EXERCISE GOAL
Each line that holds the word "matplotlib" counts once; report how many lines do so and nothing else.

:: ROWS

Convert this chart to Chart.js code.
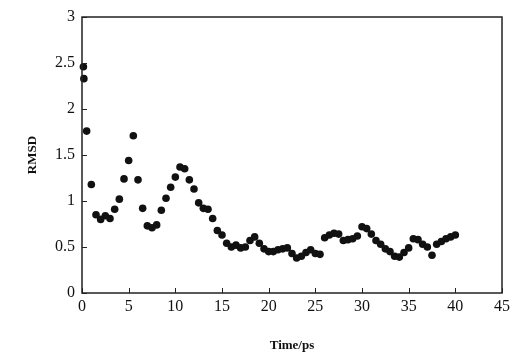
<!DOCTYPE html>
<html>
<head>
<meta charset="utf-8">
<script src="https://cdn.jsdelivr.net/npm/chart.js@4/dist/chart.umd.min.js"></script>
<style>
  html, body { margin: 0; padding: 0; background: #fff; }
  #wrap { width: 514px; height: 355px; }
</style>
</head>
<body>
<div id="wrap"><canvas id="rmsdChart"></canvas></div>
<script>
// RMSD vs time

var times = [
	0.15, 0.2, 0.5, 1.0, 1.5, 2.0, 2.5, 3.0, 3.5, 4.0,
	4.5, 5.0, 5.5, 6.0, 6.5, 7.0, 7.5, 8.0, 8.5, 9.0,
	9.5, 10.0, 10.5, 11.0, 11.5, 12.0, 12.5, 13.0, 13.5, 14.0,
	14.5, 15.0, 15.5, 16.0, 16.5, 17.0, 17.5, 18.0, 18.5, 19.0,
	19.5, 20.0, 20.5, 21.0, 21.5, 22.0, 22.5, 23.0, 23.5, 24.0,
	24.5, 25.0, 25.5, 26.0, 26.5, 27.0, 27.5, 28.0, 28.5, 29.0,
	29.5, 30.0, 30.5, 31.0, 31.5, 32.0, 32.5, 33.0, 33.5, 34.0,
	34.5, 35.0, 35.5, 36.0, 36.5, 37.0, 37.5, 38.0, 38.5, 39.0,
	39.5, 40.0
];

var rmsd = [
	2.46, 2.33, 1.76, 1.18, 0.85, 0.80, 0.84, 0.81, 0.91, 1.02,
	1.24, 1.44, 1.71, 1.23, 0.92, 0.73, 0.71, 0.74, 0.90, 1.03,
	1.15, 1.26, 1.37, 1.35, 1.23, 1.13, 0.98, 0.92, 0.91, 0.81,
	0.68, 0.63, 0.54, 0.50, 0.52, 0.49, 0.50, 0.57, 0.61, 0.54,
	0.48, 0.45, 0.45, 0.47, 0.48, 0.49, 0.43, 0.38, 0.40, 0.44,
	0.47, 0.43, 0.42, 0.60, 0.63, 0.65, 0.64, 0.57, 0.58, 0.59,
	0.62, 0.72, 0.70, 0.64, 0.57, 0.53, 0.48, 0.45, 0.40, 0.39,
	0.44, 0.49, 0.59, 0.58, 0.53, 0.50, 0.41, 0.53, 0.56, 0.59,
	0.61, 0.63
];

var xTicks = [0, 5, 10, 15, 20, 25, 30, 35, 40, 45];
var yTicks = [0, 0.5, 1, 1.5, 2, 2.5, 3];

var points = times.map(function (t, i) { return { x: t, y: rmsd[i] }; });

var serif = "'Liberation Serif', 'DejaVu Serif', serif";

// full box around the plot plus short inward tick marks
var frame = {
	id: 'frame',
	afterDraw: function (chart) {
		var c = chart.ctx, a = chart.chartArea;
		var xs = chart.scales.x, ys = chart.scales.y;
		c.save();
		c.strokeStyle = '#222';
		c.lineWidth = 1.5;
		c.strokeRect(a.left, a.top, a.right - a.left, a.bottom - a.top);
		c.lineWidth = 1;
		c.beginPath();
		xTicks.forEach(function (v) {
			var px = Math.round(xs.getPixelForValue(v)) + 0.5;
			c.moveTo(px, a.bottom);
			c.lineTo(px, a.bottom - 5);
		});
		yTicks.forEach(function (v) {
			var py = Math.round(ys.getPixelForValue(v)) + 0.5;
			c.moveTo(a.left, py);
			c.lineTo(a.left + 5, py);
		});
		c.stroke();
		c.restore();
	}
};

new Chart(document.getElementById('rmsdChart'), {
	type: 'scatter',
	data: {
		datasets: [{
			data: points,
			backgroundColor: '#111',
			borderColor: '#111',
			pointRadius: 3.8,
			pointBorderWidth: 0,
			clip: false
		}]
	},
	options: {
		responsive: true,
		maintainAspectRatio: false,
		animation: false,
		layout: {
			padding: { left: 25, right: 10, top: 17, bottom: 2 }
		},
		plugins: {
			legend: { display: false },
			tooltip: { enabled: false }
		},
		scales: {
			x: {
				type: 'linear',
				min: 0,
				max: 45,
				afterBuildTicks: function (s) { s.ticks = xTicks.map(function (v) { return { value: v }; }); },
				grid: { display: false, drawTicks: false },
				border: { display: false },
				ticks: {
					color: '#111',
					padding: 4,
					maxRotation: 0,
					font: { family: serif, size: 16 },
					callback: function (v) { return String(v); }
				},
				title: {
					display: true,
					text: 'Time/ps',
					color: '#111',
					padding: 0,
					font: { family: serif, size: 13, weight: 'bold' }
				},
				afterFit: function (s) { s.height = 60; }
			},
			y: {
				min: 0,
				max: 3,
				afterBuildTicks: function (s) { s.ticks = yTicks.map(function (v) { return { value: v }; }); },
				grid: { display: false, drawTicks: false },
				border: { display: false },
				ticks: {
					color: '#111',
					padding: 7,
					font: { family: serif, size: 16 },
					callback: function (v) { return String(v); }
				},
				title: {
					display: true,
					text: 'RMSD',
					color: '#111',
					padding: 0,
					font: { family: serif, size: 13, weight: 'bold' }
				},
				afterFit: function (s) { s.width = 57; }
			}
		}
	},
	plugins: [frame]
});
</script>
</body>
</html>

::::
:: ROWS

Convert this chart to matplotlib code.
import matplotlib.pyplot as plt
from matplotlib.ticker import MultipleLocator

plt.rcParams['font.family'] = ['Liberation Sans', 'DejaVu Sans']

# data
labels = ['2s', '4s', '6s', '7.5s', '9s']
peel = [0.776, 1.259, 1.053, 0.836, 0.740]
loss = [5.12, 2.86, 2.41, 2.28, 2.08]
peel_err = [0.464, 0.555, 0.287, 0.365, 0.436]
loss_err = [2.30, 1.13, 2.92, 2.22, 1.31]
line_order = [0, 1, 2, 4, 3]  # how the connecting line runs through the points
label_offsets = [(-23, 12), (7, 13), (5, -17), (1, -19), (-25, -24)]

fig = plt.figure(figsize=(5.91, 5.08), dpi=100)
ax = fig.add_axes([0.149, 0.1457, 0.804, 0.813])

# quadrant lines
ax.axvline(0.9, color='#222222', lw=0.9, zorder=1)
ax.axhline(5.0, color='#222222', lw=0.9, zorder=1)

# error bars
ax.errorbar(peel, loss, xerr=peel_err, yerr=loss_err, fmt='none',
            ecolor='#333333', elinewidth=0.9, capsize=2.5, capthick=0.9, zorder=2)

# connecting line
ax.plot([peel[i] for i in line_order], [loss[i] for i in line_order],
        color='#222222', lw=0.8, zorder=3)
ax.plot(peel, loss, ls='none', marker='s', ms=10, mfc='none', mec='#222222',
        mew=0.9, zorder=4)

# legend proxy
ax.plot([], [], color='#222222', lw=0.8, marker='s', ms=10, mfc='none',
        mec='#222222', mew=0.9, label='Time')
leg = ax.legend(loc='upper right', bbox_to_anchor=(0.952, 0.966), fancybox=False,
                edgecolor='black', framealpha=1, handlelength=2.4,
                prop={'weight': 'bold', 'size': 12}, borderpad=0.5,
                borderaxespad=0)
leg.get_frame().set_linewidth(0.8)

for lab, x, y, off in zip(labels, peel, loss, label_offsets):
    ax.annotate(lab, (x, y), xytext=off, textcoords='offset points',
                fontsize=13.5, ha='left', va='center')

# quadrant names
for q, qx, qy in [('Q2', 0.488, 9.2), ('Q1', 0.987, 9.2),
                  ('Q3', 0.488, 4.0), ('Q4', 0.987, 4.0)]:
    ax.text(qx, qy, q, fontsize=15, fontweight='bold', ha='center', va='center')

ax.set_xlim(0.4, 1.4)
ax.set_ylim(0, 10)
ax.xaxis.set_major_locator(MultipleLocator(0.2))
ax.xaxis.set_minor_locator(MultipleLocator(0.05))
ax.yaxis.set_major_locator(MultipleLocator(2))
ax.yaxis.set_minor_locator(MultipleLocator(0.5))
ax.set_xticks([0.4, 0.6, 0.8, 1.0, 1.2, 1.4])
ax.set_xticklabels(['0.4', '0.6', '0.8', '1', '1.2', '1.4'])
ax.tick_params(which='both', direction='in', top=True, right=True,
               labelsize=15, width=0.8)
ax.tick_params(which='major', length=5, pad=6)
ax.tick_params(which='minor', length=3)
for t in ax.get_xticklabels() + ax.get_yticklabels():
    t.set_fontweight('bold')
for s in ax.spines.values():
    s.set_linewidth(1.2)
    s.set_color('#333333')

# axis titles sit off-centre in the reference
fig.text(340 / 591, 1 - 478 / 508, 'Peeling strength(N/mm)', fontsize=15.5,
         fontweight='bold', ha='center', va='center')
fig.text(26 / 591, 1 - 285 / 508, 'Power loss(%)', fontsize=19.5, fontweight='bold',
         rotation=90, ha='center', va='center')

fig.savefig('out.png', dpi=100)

::::

FULL RESPONSE
3